Adèle Ponticelli - Publié le 6 juillet 2015
PROSPECTIVE - Bruno Bonnell, as de la robotique, nous expose sa vision de la vie et de la maison en 2050.
Bruno Bonnell est un homme très occupé. Un travailleur passionné de robotique doublé d'un entrepreneur insatiable. Le jour, il préside notamment Awabot, Syrobo, administre Robopolis, organise le salon de la robotique Innorobo. Le soir, de 21h à minuit il travaille en Californie via son "robot de téléportation", comme il aime appeler son robot de téléconférence. Son style de vie est au plus près du futur qu'il anticipe pour nous tous.
"En 2050, il n'y aura plus de séparation entre la vie privée et la vie professionnelle. Entre ces moments à la maison et au travail, ce sera la continuité permanente", prévoit Bruno Bonnell.
Car nos maisons et appartements seront en même temps nos lieux de travail. Selon le seigneur de la robotique française, 30 à 40% de la population travaillera à distance. Certains avec la France, d'autres avec les États-Unis, le Japon, etc. De quoi rester bien plus que 18h39 chez soi !
Le bureau roi
Conséquence immédiate de la généralisation du télétravail, le bureau devient la pièce centrale du foyer. "Ce sera le poste le plus connecté de la maison, là où on va travailler en se téléportant", raconte-t-il.
À titre d'exemple, il cite les pilotes de drones "qui rentrent dans une pièce confortable et prennent le contrôle d'un appareil qui est à des milliers de kilomètres". Il précise que cela pourrait aussi s'adapter au travail à l'usine ou encore à celui du conseiller bancaire. Qu'il s'agisse de production ou de relation client, tout cela pourrait donc se faire depuis le coeur de notre maison.
Le reste de l'habitation justement ? Si on imagine un immeuble, il formera une sorte de "village vertical", avec de nombreux espaces de partage : des grandes cuisines, des salles à manger, des endroits où faire la fête, du sport, assister à des spectacles, des lieux où parler, des salons lounge...
Nos logements seront donc composés d'espaces intimes (chambre, salle de bains...) et d'espaces communs, partagés avec nos voisins. Nous reviendrons à un mode de vie davantage tourné vers la communauté.
R2-D2 plutôt que C-3PO
À l'intérieur de nos cellules domestiques, nous accueillerons une flopée de robots compagnons chargés du nettoyage, des tâches domestiques, et plus encore.

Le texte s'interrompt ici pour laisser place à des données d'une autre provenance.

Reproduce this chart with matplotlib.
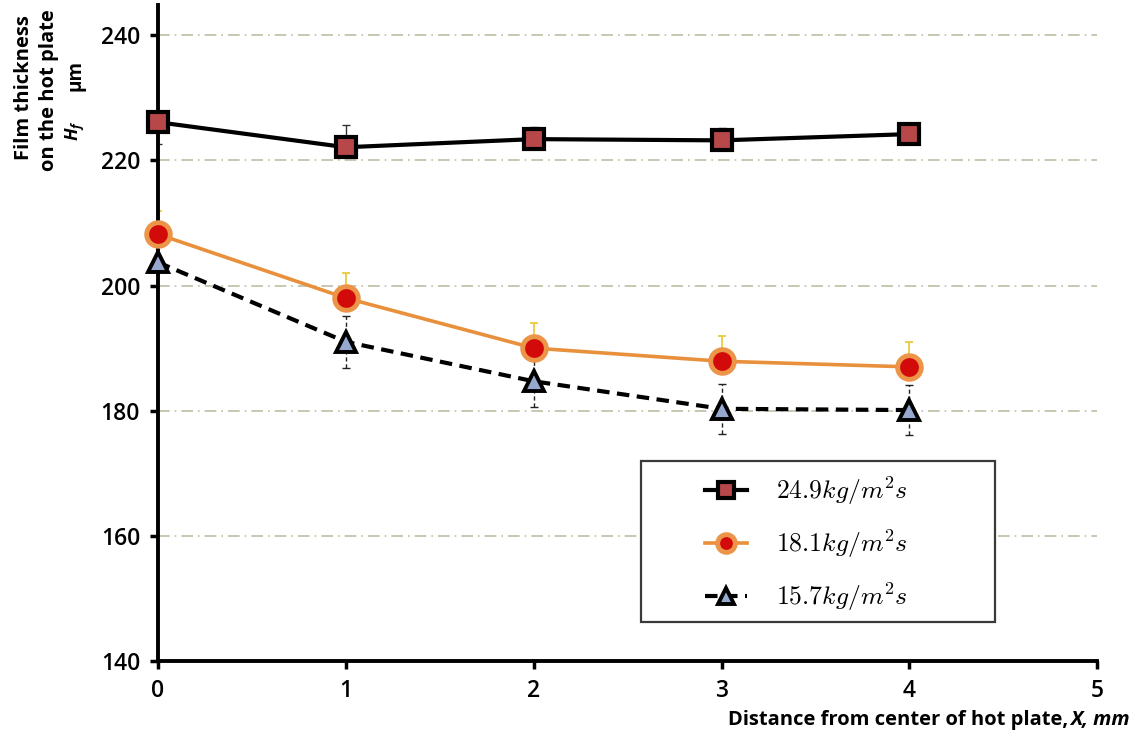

"Ce soir tel film est joué dans la salle vidéo 34. Les Dubois et les Dupont vont y aller, est-ce qu'on vous inscrit ?" cette question sera posée par votre robot-majordome, prédit Bruno Bonnell. Les robots compagnons s'organiseront entre eux pour proposer aux humains des activités en temps réel.
Trop tôt cependant pour que votre robot-majordome ressemble à un humain, comme dans la série Real Humans. "On vivra plutôt avec R2-D2 que C-3PO", résume l'amateur de robots en références aux héros droïdes de la saga Star Wars.
"Quand vous voyez un humanoïde, vous vous attendez à ce qu'il fasse exactement ce que fait un homme, or la technologie en 2050 ne permettra pas de satisfaire cette attente. Quand vous voyez un R2-D2 par contre, tout ce qu'il fait pour vous rendre service, vous trouvez ça super."
Pour être adoptée, la technologie se doit de ne pas décevoir.
"On ne vivra pas non plus dans un monde de supers applications", où la technologie serait en quelque sorte invisible, estime Bruno Bonnell. Les robots auront une existence physique : "on pourra les toucher, les caresser, les taper..." (vous n'êtes pas obligés d'aller si loin !). Ils seront mobiles pour donner une impression de vie.
Les maisons seront adaptées à leurs déplacements. "Il y aura des protocoles pour que les portes de la maison soient connectables aux robots et que ces derniers puissent les ouvrir automatiquement, décrit-il. Les escaliers pourront devenir des rampes, l'ouverture des fenêtres sera pilotable par un système de robots, etc."
En ville, nous vivrons !
La robotique envahira aussi la ville, où se trouvera l'écrasante majorité des habitations. D'après Bruno Bonnell, les voitures individuelles auront disparu au profit de taxis robotisés. Résultat : "30% de l'espace public sera ainsi rendu aux citoyens." En 2050, la maison sera entourée d'arbres et de verdure. Bâti et nature seront intriqués.
Une organisation éloignée des maisons futuristes que l'entrepreneur imaginait, adolescent, lorsqu'il écrivait de la science-fiction. "Je voyais des maisons identiques à celles qui existaient, mais ailleurs : sur l'eau, dans l'espace, etc. Aujourd'hui, j'aime la ville."